Any other transactions that should recorded for this aside from adding the new loan for $150k.
@muswei We would recommend something like the following:
- $50K (before fees) net cash out amount to “Mortgages & Loans > Mortgage Principal” as “Money In”
- $5K loan fees to “Capital Expenses > Loan Costs” as “Money Out”
- Clear old mortgage and set up new mortgage for $150K as discussed in earlier reply above
@devin You mean to setup new mortgage for 150K? It must be, as otherwise, mortgage payments wouldn’t be correct, right?
Also, could you please elaborate on how Stessa figures out the new net down payment in the property? For example, with 100K loan, I may have 75K down payment and when I refinance and pull 50K out, my net investment drops to 25K. So, how does Stessa figure this out?
@srinivas.mudireddy Yes, $150K for the new mortgage, thank you for catching that detail. I’ve updated the prior post.

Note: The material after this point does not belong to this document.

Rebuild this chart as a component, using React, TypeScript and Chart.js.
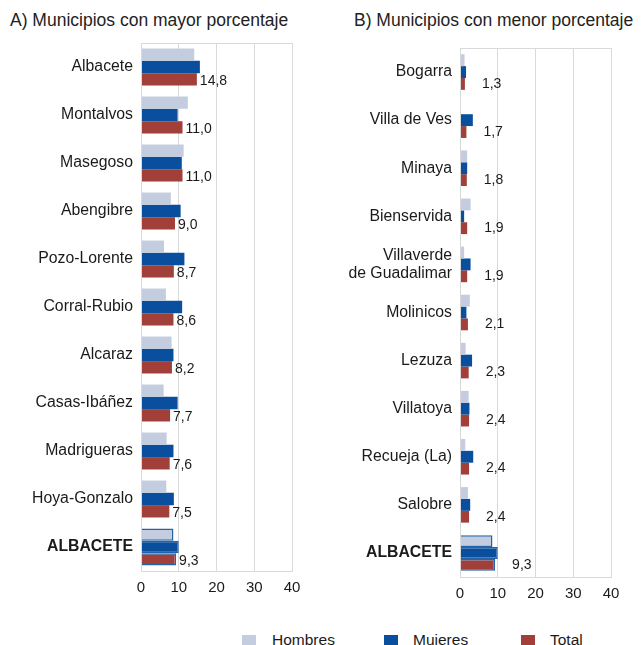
import React, { useEffect, useRef } from "react";
import { Chart, registerables } from "chart.js";

Chart.register(...registerables);

const titleA = "A) Municipios con mayor porcentaje";
const titleB = "B) Municipios con menor porcentaje";

const categoriesA = ["Albacete", "Montalvos", "Masegoso", "Abengibre", "Pozo-Lorente", "Corral-Rubio", "Alcaraz", "Casas-Ibáñez", "Madrigueras", "Hoya-Gonzalo", "ALBACETE"];
const hombresA = [14.1, 12.4, 11.3, 7.9, 6.1, 6.6, 8.1, 6.0, 6.8, 6.7, 8.6];
const mujeresA = [15.6, 9.7, 10.8, 10.5, 11.5, 10.9, 8.6, 9.7, 8.6, 8.7, 10.0];
const totalA = [14.8, 11.0, 11.0, 9.0, 8.7, 8.6, 8.2, 7.7, 7.6, 7.5, 9.3];

const categoriesB: (string | string[])[] = ["Bogarra", "Villa de Ves", "Minaya", "Bienservida", ["Villaverde", "de Guadalimar"], "Molinicos", "Lezuza", "Villatoya", "Recueja (La)", "Salobre", "ALBACETE"];
const hombresB = [1.2, 0.1, 1.9, 2.8, 1.1, 2.6, 1.5, 2.3, 1.4, 2.1, 8.6];
const mujeresB = [1.6, 3.4, 1.9, 1.1, 2.8, 1.7, 3.2, 2.5, 3.5, 2.7, 10.0];
const totalB = [1.3, 1.7, 1.8, 1.9, 1.9, 2.1, 2.3, 2.4, 2.4, 2.4, 9.3];

const seriesNames = ["Hombres", "Muieres", "Total"];
const xTicks = [0, 10, 20, 30, 40];

const COLORS = ["#c4cde0", "#0a4f9d", "#a33f39"];
const HIGHLIGHT_BORDER = "#2563a9";
const FONT = "'Liberation Sans', Arial, sans-serif";
const GRID = "#d9d9d9";

type PanelProps = {
  categories: (string | string[])[];
  hombres: number[];
  mujeres: number[];
  total: number[];
  axisWidth: number;
  padTop: number;
  padRight: number;
  xAxisHeight: number;
  catPct: number;
  labelDx: number;
  labelDy: number;
  width: number;
  height: number;
};

function Panel(p: PanelProps) {
  const ref = useRef<HTMLCanvasElement | null>(null);
  useEffect(() => {
    if (!ref.current) return;
    const last = p.categories.length - 1;
    const mk = (label: string, data: number[], i: number) => ({
      label,
      data,
      backgroundColor: COLORS[i],
      borderColor: HIGHLIGHT_BORDER,
      borderWidth: (ctx: any) => (ctx.dataIndex === last ? 1.5 : 0),
      categoryPercentage: p.catPct,
      barPercentage: 1,
    });
    const framePlugin = {
      id: "frame",
      afterDraw(chart: any) {
        const { ctx, chartArea: a } = chart;
        ctx.save();
        ctx.strokeStyle = GRID;
        ctx.lineWidth = 1;
        ctx.strokeRect(Math.round(a.left) + 0.5, Math.round(a.top) + 0.5, Math.round(a.right - a.left), Math.round(a.bottom - a.top));
        ctx.restore();
      },
    };
    const labelPlugin = {
      id: "totLabels",
      afterDatasetsDraw(chart: any) {
        const { ctx } = chart;
        const meta = chart.getDatasetMeta(2);
        const data = chart.data.datasets[2].data as number[];
        ctx.save();
        ctx.font = `14px ${FONT}`;
        ctx.fillStyle = "#1a1a1a";
        ctx.textAlign = "left";
        ctx.textBaseline = "middle";
        meta.data.forEach((el: any, i: number) => {
          const txt = data[i].toFixed(1).replace(".", ",");
          ctx.fillText(txt, el.x + p.labelDx, el.y + p.labelDy);
        });
        ctx.restore();
      },
    };
    const chart = new Chart(ref.current, {
      type: "bar",
      data: {
        labels: p.categories as any,
        datasets: [mk(seriesNames[0], p.hombres, 0), mk(seriesNames[1], p.mujeres, 1), mk(seriesNames[2], p.total, 2)],
      },
      options: {
        indexAxis: "y",
        animation: false,
        responsive: false,
        maintainAspectRatio: false,
        layout: { padding: { top: p.padTop, right: p.padRight, left: 0, bottom: 0 } },
        plugins: { legend: { display: false }, tooltip: { enabled: false }, title: { display: false } },
        scales: {
          x: {
            min: xTicks[0],
            max: xTicks[xTicks.length - 1],
            afterBuildTicks: (s: any) => {
              s.ticks = xTicks.map((v) => ({ value: v }));
            },
            afterFit: (s: any) => {
              s.height = p.xAxisHeight;
            },
            grid: { color: GRID, lineWidth: 1, drawTicks: false },
            border: { display: false },
            ticks: { color: "#1a1a1a", font: { family: FONT, size: 15 }, padding: 8, maxRotation: 0 },
          },
          y: {
            afterFit: (s: any) => {
              s.width = p.axisWidth;
            },
            grid: { display: false, drawTicks: false },
            border: { display: false },
            ticks: {
              color: "#1a1a1a",
              padding: 8,
              font: (ctx: any) => ({ family: FONT, size: 15.8, lineHeight: 1.15, weight: ctx.index === last ? "bold" : "normal" }),
            },
          },
        },
      } as any,
      plugins: [framePlugin, labelPlugin],
    });
    return () => chart.destroy();
  }, []);
  return <canvas ref={ref} width={p.width} height={p.height} style={{ width: p.width, height: p.height, display: "block" }} />;
}

const titleStyle: React.CSSProperties = {
  position: "absolute",
  top: 10,
  fontFamily: FONT,
  fontSize: 17.5,
  lineHeight: "20px",
  color: "#222",
  whiteSpace: "nowrap",
};

const legendText: React.CSSProperties = {
  position: "absolute",
  top: 632,
  fontFamily: FONT,
  fontSize: 15.5,
  lineHeight: "16px",
  color: "#1a1a1a",
  whiteSpace: "nowrap",
};

const legendPos = [
  { box: 242, text: 272 },
  { box: 384, text: 413 },
  { box: 521, text: 550 },
];

export default function App() {
  return (
    <div style={{ position: "fixed", left: 0, top: 0, width: 644, height: 645, overflow: "hidden", background: "#fff" }}>
      <div style={{ ...titleStyle, left: 10 }}>{titleA}</div>
      <div style={{ ...titleStyle, left: 354 }}>{titleB}</div>
      <div style={{ position: "absolute", left: 0, top: 0 }}>
        <Panel categories={categoriesA} hombres={hombresA} mujeres={mujeresA} total={totalA} axisWidth={141} padTop={43} padRight={28} xAxisHeight={39} catPct={0.77} labelDx={3} labelDy={2} width={320} height={610} />
      </div>
      <div style={{ position: "absolute", left: 320, top: 0 }}>
        <Panel categories={categoriesB} hombres={hombresB} mujeres={mujeresB} total={totalB} axisWidth={140} padTop={48} padRight={33} xAxisHeight={33} catPct={0.74} labelDx={17} labelDy={0} width={324} height={610} />
      </div>
      {seriesNames.map((n, i) => (
        <React.Fragment key={n}>
          <div style={{ position: "absolute", left: legendPos[i].box, top: 635, width: 14, height: 14, background: COLORS[i] }} />
          <div style={{ ...legendText, left: legendPos[i].text }}>{n}</div>
        </React.Fragment>
      ))}
    </div>
  );
}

Re “net down payment,” are you referring to how Stessa adjusts the “Cash In” figure after a refinance?
Oftentimes, you make an investment, and refi out more than the initial cash investment. It would be great if the cash on cash metric was calculated based on the initial cash invested as opposed to being negative
@prabtej I’m not sure the cash on cash metric is relevant once you’ve refinanced out and no “cash” remains in the deal. At that point, I think return on equity (ROE) is a more appropriate metric going forward. I’d be interested to know how other investors feel about this…?
Also see the related Cash on cash metric discussion on the Wishlist.
I had this same question, so I came across this thread. Devin, I like your suggestion of categorizing as “Mortgage Principal”, but in this case, it counts the full amount as cash flow. I chose to do it this way and am wondering what people think about it:
Received a cash out refi for $47,000 and split it up like this
$6,120.44 went to closing costs
$12699 went to capital expense(refund) to balance out the rehab cost
and the remaining $28,180.56 went to Transfers>owner contributions, as this was the original source of the money.
I played around with a few ways and ultimately the COCR was the same. Let me know what you think of this logic or if there is a better way do it.
Return on Equity would be a nice addition.
i refi recently, my closing cost were 2500. and 2300 for the escrow. do i enter 4800 as closing costs? or just the 2500?
There’s now a dedicated help article that clears up many outstanding questions about logging purchases, sales, and refinances in Stessa. Check it out: Track Purchases, Sales, and Refinances
When you wrote “set up new mortgage for $150K,” do you leave the original loan amount as it was from the original loan? So that Stessa can correctly calculate COC? I have NOT done this. I now have the new loan’s original loan amount there and my COC is incorrect. I think I should change it to the original loan, original loan amount, right?
Just a comment that the CoC module on the property dashboard seems to want a narrow definition that isn’t useful in several scenarios. Reading over your CoC Return help page it seems that Stessa only counts “Cash in” as cash input at either acquisition or on CapEx incurred before the property’s beginning use date – is this accurate?
While that probably makes sense for the majority of situations, including new builds, it ignores a “BRRR” where the property is “useful” during the rehab process – such as complex where half the units don’t need rehab. In these scenarios, investors may end up with a refinanced mortgage balance that is larger than the acquisition price 6-12 months after purchase – yet still have a substantial amount of their own cash “left in the deal” due to Capex.
For these scenarios – reporting to the owner that they have “No Cash In” the deal is inaccurate from both a banker and an investor’s point of view when that Capex was planned at the time or purchase. Seems this could be easily fixed by including Capital Expenditures that were incurred between the original acquisition and the refinance date – or honestly even just including “owner contributions” in the denominator?